Halaoğlu, Kur’an-ı Kerimi, mevlidi o kadar güzel, etkili okuyorsun ki, susup dinlememek mümkün değil. Tilavetinden çok etkilendim, ağlayarak dinledim. Yani, cemaati Araf Suresi, 204. Ayeti sürekli tekrarlayarak uyarmana hiç gerek yok.

Yanlış mı düşünüyorum?

Vergimiz mücbir sebeple ertelendi ama önümüzde büyük bir dağ oluştu

Önceki gün gazetemizin Kahramanmaraş Temsilcisi Ali Eskalen mesaj yazdı:

İSKUR Holding Yönetim Kurulu Başkanı Abdülkadir Kurtul ile birlikte geliyoruz.

Abdülkadir Kurtul, oğlu İsmail Kurtul ve Ali Eskalen, saat 17.00 dolayında taziye için uğradı. Sohbet sırasında “mücbir sebep” konusu da açıldı.

Kahramanmaraş, Hatay, Adıyaman, Malatya ve İslahiye oda başkanlarının “mücbir sebep”in uzatılması taleplerini sıklıkla dile getirdikleri üzerinde durduk.
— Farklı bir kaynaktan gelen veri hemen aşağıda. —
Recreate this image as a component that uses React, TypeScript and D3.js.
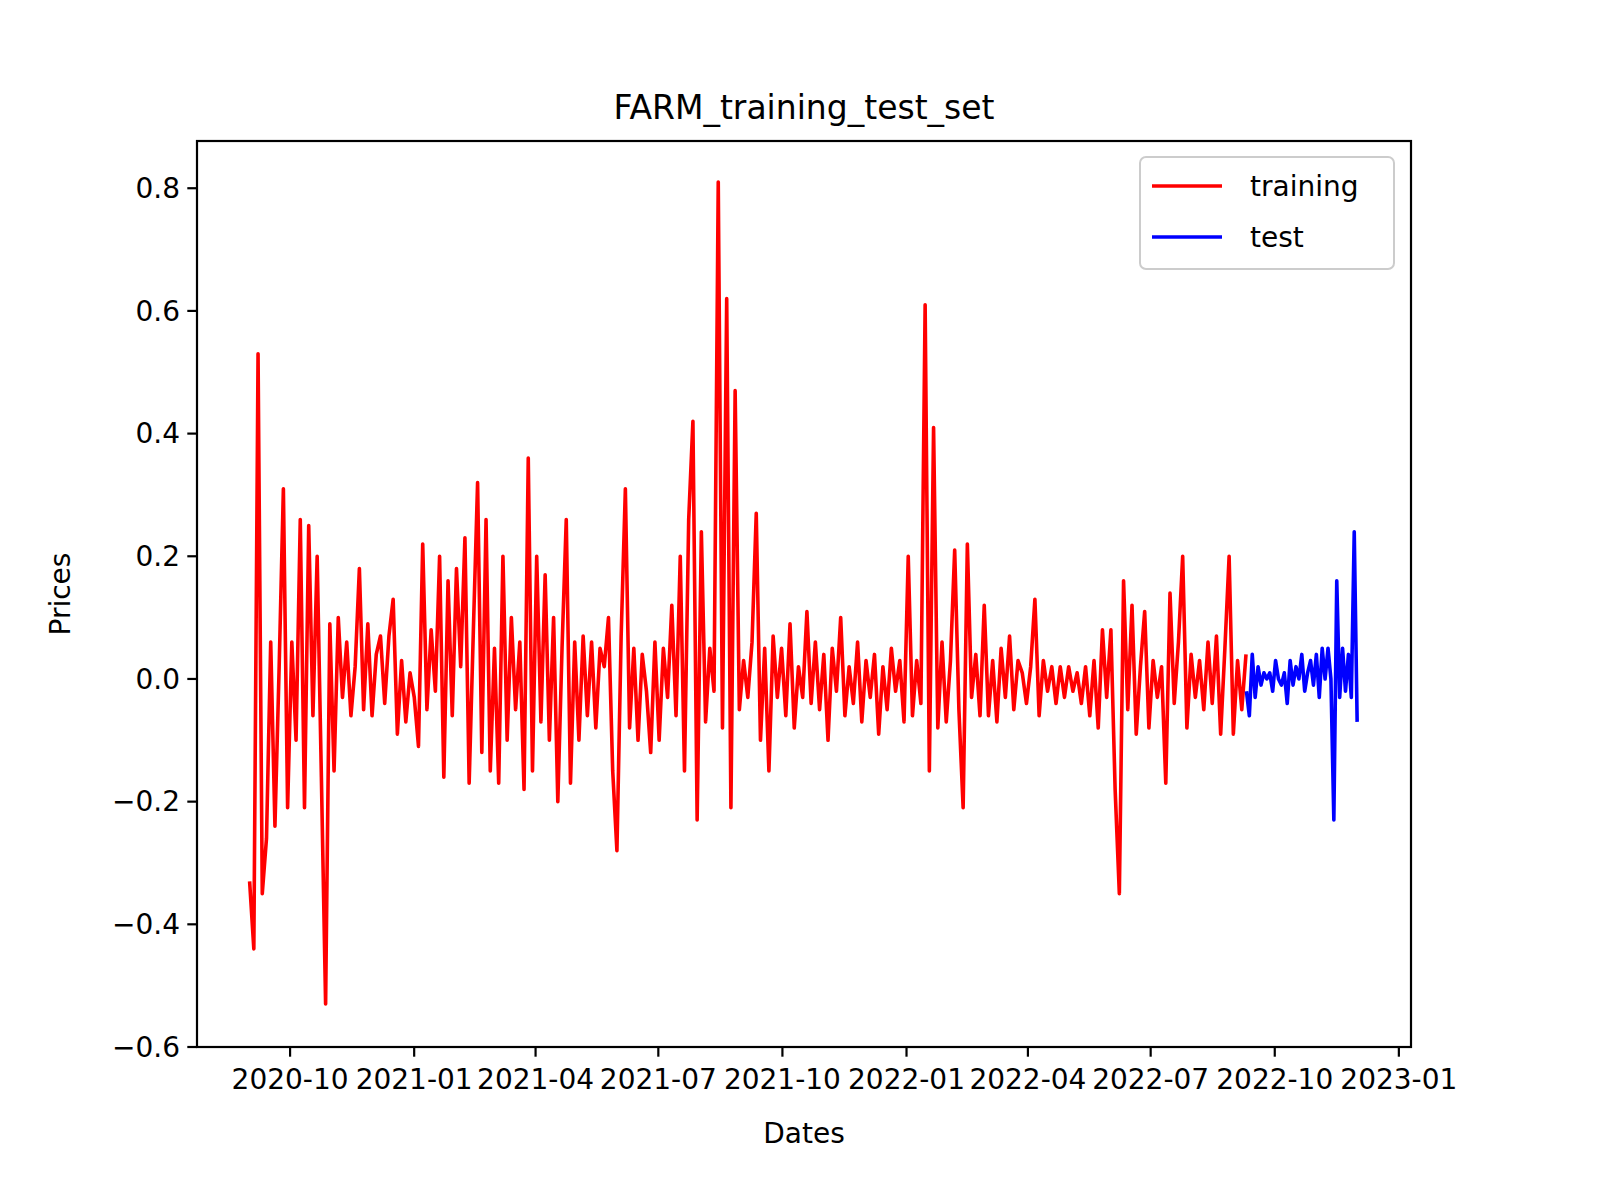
import React from "react";
import * as d3 from "d3";

const trainStart = "2020-09-01";
const trainStepDays = 3.13;
const testStart = "2022-09-10";
const testStepDays = 2.16;
const trainValues = [
-0.33,-0.44,0.53,-0.35,-0.26,0.06,-0.24,0.02,0.31,-0.21,0.06,-0.10,0.26,-0.21,0.25,-0.06,0.20,-0.16,-0.53,0.09,
-0.15,0.10,-0.03,0.06,-0.06,0.02,0.18,-0.05,0.09,-0.06,0.04,0.07,-0.04,0.07,0.13,-0.09,0.03,-0.07,0.01,-0.03,
-0.11,0.22,-0.05,0.08,-0.02,0.20,-0.16,0.16,-0.06,0.18,0.02,0.23,-0.17,0.08,0.32,-0.12,0.26,-0.15,0.05,-0.17,
0.20,-0.10,0.10,-0.05,0.06,-0.18,0.36,-0.15,0.20,-0.07,0.17,-0.10,0.10,-0.20,0.05,0.26,-0.17,0.06,-0.10,0.07,
-0.06,0.06,-0.08,0.05,0.02,0.10,-0.15,-0.28,0.07,0.31,-0.08,0.05,-0.10,0.04,-0.02,-0.12,0.06,-0.10,0.05,-0.03,
0.12,-0.06,0.20,-0.15,0.26,0.42,-0.23,0.24,-0.07,0.05,-0.02,0.81,-0.08,0.62,-0.21,0.47,-0.05,0.03,-0.03,0.06,
0.27,-0.10,0.05,-0.15,0.07,-0.03,0.05,-0.06,0.09,-0.08,0.02,-0.03,0.11,-0.04,0.06,-0.05,0.04,-0.10,0.05,-0.02,
0.10,-0.06,0.02,-0.04,0.06,-0.07,0.03,-0.03,0.04,-0.09,0.02,-0.05,0.05,-0.02,0.03,-0.07,0.20,-0.06,0.03,-0.04,
0.61,-0.15,0.41,-0.08,0.06,-0.07,0.03,0.21,-0.05,-0.21,0.22,-0.03,0.04,-0.06,0.12,-0.06,0.03,-0.07,0.05,-0.03,
0.07,-0.05,0.03,0.01,-0.04,0.02,0.13,-0.06,0.03,-0.02,0.02,-0.04,0.02,-0.03,0.02,-0.02,0.01,-0.04,0.02,-0.06,
0.03,-0.08,0.08,-0.03,0.08,-0.18,-0.35,0.16,-0.05,0.12,-0.09,0.02,0.11,-0.08,0.03,-0.03,0.02,-0.17,0.14,-0.04,
0.06,0.20,-0.08,0.04,-0.03,0.03,-0.05,0.06,-0.04,0.07,-0.09,0.05,0.20,-0.09,0.03,-0.05,0.04
];
const testValues = [
-0.02,-0.06,0.04,-0.03,0.02,-0.01,0.01,0.00,0.01,-0.02,0.03,0.00,-0.01,0.01,-0.04,0.03,-0.01,0.02,0.00,0.04,
-0.02,0.01,0.03,-0.01,0.04,-0.03,0.05,0.00,0.05,0.00,-0.23,0.16,-0.03,0.05,-0.02,0.04,-0.03,0.24,-0.07
];
const yTicks = [-0.6, -0.4, -0.2, 0.0, 0.2, 0.4, 0.6, 0.8];
const xTickLabels = ["2020-10","2021-01","2021-04","2021-07","2021-10","2022-01","2022-04","2022-07","2022-10","2023-01"];

const W = 1600, H = 1200;
const L = 197, R = 1411, T = 141, B = 1047;
const FONT = "DejaVu Sans";
const DAY = 864e5;

export default function App() {
  const parse = d3.timeParse("%Y-%m-%d");
  const t0 = parse(trainStart)!.getTime();
  const s0 = parse(testStart)!.getTime();
  const train = trainValues.map((v, i) => ({ d: new Date(t0 + i * trainStepDays * DAY), v }));
  const test = testValues.map((v, i) => ({ d: new Date(s0 + i * testStepDays * DAY), v }));
  const x = d3.scaleTime().domain([parse("2020-07-24")!, parse("2023-01-10")!]).range([L, R]);
  const y = d3.scaleLinear().domain([-0.6, 0.877]).range([B, T]);
  const line = d3.line<{ d: Date; v: number }>().x(p => x(p.d)).y(p => y(p.v));
  const xt = xTickLabels.map(s => parse(s + "-01")!);
  const fmt = (v: number) => (v < 0 ? "\u2212" : "") + Math.abs(v).toFixed(1);
  return (
    <svg width={W} height={H} style={{ position: "absolute", left: 0, top: 0, background: "#fff" }} fontFamily={FONT}>
      <rect x={0} y={0} width={W} height={H} fill="#fff" />
      <path d={line(train)!} fill="none" stroke="#ff0000" strokeWidth={3.6} strokeLinejoin="round" />
      <path d={line(test)!} fill="none" stroke="#0000ff" strokeWidth={3.6} strokeLinejoin="round" />
      <rect x={L} y={T} width={R - L} height={B - T} fill="none" stroke="#000" strokeWidth={2.2} />
      {yTicks.map(t => (
        <g key={t}>
          <line x1={L - 9.7} x2={L} y1={y(t)} y2={y(t)} stroke="#000" strokeWidth={2.2} />
          <text x={L - 17} y={y(t)} dy="0.35em" textAnchor="end" fontSize={28}>{fmt(t)}</text>
        </g>
      ))}
      {xt.map((d, i) => (
        <g key={i}>
          <line x1={x(d)} x2={x(d)} y1={B} y2={B + 9.7} stroke="#000" strokeWidth={2.2} />
          <text x={x(d)} y={B + 42} textAnchor="middle" fontSize={28}>{xTickLabels[i]}</text>
        </g>
      ))}
      <text x={(L + R) / 2} y={1143} textAnchor="middle" fontSize={28}>Dates</text>
      <text transform={`translate(70,${(T + B) / 2}) rotate(-90)`} textAnchor="middle" fontSize={28}>Prices</text>
      <text x={(L + R) / 2} y={119} textAnchor="middle" fontSize={33}>FARM_training_test_set</text>
      <rect x={1140} y={157} width={254} height={112} rx={6} fill="#fff" fillOpacity={0.8} stroke="#ccc" strokeWidth={2} />
      <line x1={1152} x2={1222} y1={186} y2={186} stroke="#ff0000" strokeWidth={3.6} />
      <text x={1250} y={186} dy="0.35em" fontSize={28}>training</text>
      <line x1={1152} x2={1222} y1={237} y2={237} stroke="#0000ff" strokeWidth={3.6} />
      <text x={1250} y={237} dy="0.35em" fontSize={28}>test</text>
    </svg>
  );
}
Hazine ve Maliye Bakan Yardımcısı Abdullah Erdem Cantimur’un Malatya ve Adıyaman’da saha ziyareti yapıp, talepleri yerinde dinlediğini aktardım, Abdülkadir Kurtul ekledi:

Sayın Cantimur Kahramanmaraş’a da geldi. Talepleri dinledi, durumu gördü.

Ardından “mücbir sebep”le ertelenen vergi borçlarının yaratacağı sıkıntıya işaret etti:

Hazine ve Maliye Bakanlığımıza vergi borçlarımızı ertelediği için teşekkür ediyoruz. Yalnız, önümüzde şimdi vergi borcu dağı oluştu. Ödeme konusunda başta taksitlendirme olmak üzere kolaylık sağlanmasında fayda var.

Fabrikalarında depremin izlerini ne kadar silebildiklerini sordum, paylaştı:

Fabrikamızın yanan tarafının inşaatı bitmek üzere. Depremde hasar gören, devrilen iplik makinelerini yeniledik, devreye aldık. Ancak, şimdi de piyasa kötü. O nedenle üretim tempomuzda yavaşlama var.